** Start LISTED RECORDS **
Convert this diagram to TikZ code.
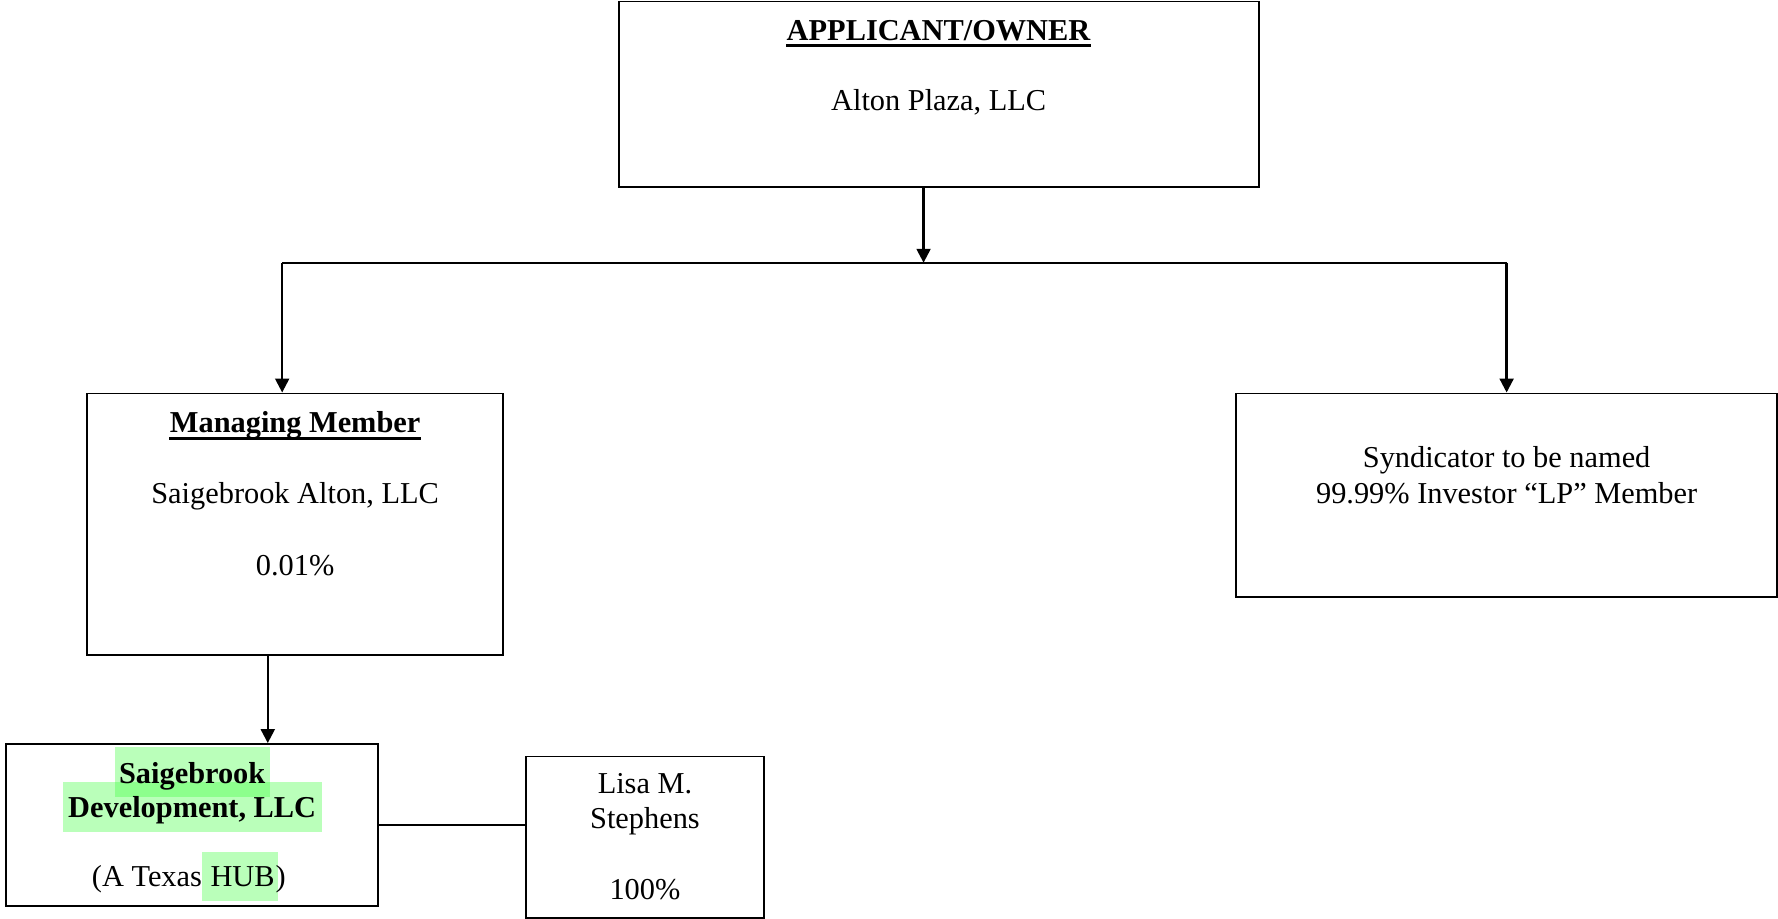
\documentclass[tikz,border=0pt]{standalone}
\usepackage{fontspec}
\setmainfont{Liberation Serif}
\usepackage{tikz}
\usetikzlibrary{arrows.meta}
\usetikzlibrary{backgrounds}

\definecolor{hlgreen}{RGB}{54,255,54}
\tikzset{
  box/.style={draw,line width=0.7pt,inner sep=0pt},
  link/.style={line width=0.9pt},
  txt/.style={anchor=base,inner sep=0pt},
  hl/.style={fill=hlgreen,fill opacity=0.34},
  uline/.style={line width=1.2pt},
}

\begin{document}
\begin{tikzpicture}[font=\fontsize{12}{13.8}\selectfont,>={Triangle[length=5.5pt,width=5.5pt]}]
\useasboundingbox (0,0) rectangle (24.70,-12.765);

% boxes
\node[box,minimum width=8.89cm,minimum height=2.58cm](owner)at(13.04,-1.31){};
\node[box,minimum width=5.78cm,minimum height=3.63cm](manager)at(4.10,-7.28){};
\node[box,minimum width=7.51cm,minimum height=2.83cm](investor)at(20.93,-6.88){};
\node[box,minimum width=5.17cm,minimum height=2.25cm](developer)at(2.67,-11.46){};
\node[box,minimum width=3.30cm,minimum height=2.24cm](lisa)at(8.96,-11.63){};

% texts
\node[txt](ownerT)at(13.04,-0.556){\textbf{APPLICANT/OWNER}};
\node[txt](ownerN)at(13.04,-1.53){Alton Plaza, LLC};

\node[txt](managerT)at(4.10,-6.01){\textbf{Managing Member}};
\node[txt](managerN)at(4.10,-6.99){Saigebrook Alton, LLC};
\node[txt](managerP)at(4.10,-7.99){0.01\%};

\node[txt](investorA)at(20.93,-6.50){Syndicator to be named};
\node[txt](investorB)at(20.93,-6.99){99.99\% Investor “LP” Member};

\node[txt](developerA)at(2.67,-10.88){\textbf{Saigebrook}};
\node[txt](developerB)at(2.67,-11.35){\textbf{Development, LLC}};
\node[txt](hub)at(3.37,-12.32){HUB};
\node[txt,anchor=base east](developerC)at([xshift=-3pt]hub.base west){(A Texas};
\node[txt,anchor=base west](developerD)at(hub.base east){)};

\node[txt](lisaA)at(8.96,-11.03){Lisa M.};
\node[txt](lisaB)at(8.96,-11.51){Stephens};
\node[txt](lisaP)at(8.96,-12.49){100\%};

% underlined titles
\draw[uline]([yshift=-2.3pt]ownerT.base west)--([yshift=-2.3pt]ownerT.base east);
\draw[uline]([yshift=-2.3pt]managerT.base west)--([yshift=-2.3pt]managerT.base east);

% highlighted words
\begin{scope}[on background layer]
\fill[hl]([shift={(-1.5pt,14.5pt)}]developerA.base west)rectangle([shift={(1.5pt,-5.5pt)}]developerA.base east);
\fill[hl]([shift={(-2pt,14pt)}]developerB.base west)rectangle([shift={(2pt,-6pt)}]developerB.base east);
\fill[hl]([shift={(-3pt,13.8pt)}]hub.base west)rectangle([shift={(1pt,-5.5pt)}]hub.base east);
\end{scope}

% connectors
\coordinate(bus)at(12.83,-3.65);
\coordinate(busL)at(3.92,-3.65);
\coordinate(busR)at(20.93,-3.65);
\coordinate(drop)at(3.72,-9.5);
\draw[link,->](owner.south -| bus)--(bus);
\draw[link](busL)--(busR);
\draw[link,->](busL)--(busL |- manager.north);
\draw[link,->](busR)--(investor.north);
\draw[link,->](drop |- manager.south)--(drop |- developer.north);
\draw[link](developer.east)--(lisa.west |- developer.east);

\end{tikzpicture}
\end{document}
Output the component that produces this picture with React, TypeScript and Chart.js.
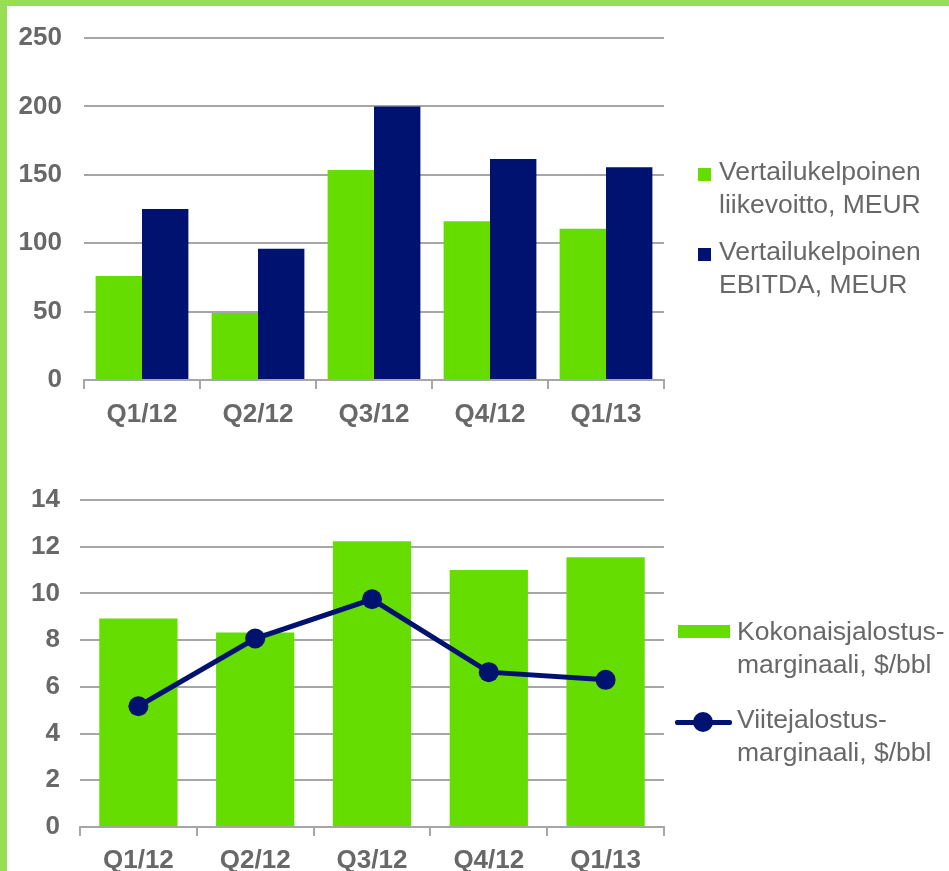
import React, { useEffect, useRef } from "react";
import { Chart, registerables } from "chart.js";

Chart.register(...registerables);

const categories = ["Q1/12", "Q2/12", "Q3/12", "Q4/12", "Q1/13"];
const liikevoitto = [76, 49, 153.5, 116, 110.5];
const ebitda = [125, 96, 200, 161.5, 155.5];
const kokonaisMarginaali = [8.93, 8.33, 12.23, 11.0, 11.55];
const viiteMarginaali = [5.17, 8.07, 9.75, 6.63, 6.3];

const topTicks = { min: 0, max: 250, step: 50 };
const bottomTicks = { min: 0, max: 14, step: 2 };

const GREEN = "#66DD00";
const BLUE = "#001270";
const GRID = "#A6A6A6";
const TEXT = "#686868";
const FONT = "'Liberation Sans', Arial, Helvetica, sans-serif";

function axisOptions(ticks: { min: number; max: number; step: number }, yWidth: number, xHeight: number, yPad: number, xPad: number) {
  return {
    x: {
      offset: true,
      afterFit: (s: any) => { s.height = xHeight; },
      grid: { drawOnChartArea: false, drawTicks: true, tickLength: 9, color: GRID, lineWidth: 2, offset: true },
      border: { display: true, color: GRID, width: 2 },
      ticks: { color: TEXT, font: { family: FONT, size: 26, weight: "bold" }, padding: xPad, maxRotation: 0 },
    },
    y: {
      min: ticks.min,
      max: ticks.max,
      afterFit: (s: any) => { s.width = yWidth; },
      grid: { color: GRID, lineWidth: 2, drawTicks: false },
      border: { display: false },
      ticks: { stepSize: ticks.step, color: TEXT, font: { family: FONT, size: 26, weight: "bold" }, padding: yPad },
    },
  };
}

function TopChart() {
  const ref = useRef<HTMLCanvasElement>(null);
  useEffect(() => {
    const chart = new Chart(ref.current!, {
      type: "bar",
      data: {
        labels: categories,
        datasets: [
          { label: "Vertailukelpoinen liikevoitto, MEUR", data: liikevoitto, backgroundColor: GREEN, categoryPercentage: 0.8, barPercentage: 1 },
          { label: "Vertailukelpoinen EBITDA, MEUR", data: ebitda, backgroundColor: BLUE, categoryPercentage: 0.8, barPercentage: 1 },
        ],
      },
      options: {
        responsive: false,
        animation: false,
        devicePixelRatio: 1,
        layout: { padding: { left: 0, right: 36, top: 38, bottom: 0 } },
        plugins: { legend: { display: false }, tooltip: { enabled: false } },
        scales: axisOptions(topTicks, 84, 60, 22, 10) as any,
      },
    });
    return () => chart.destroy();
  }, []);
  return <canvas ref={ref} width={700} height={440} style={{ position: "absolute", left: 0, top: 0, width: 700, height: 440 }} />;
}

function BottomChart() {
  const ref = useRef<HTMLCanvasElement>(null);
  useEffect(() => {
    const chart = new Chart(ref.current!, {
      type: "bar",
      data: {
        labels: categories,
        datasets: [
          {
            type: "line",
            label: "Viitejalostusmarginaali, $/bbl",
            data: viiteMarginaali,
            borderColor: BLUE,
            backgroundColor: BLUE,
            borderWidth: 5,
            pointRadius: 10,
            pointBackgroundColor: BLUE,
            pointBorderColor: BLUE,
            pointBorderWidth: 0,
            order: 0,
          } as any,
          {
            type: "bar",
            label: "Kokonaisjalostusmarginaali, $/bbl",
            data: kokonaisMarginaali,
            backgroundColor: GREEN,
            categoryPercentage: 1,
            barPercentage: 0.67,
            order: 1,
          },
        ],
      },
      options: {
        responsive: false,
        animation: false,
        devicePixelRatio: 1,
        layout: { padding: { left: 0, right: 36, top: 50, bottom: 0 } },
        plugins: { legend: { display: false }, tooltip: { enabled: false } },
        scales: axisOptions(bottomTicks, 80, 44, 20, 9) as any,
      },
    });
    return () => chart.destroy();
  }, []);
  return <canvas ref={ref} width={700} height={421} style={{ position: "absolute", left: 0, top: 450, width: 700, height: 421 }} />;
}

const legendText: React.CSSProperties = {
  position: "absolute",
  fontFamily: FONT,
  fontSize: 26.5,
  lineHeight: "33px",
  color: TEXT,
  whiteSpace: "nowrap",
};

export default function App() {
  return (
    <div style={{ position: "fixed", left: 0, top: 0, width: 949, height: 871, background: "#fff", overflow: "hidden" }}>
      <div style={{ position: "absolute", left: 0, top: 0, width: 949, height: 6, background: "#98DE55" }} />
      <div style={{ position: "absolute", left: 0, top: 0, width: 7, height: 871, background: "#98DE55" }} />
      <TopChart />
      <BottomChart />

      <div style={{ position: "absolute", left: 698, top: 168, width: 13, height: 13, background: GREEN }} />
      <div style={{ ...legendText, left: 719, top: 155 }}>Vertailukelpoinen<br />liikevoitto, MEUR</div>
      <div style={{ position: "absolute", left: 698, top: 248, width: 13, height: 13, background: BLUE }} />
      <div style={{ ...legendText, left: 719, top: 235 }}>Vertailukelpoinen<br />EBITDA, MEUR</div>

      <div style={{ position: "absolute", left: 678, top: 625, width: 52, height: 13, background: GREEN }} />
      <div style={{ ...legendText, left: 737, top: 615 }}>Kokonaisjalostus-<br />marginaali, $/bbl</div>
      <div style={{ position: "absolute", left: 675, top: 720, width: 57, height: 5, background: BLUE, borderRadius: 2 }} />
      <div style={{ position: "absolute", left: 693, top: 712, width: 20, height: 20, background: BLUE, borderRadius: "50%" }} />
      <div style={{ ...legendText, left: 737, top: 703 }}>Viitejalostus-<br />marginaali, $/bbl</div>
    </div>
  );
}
** End LISTED RECORDS **
→ GIVEN PROBLEM
Repeat the listing above exactly from its first line to the line containing "(0,0) rectangle (24.70,-12.765);", both included, and omit the pictures.

→ EXPECTED ANSWER
Convert this diagram to TikZ code.
\documentclass[tikz,border=0pt]{standalone}
\usepackage{fontspec}
\setmainfont{Liberation Serif}
\usepackage{tikz}
\usetikzlibrary{arrows.meta}
\usetikzlibrary{backgrounds}

\definecolor{hlgreen}{RGB}{54,255,54}
\tikzset{
  box/.style={draw,line width=0.7pt,inner sep=0pt},
  link/.style={line width=0.9pt},
  txt/.style={anchor=base,inner sep=0pt},
  hl/.style={fill=hlgreen,fill opacity=0.34},
  uline/.style={line width=1.2pt},
}

\begin{document}
\begin{tikzpicture}[font=\fontsize{12}{13.8}\selectfont,>={Triangle[length=5.5pt,width=5.5pt]}]
\useasboundingbox (0,0) rectangle (24.70,-12.765);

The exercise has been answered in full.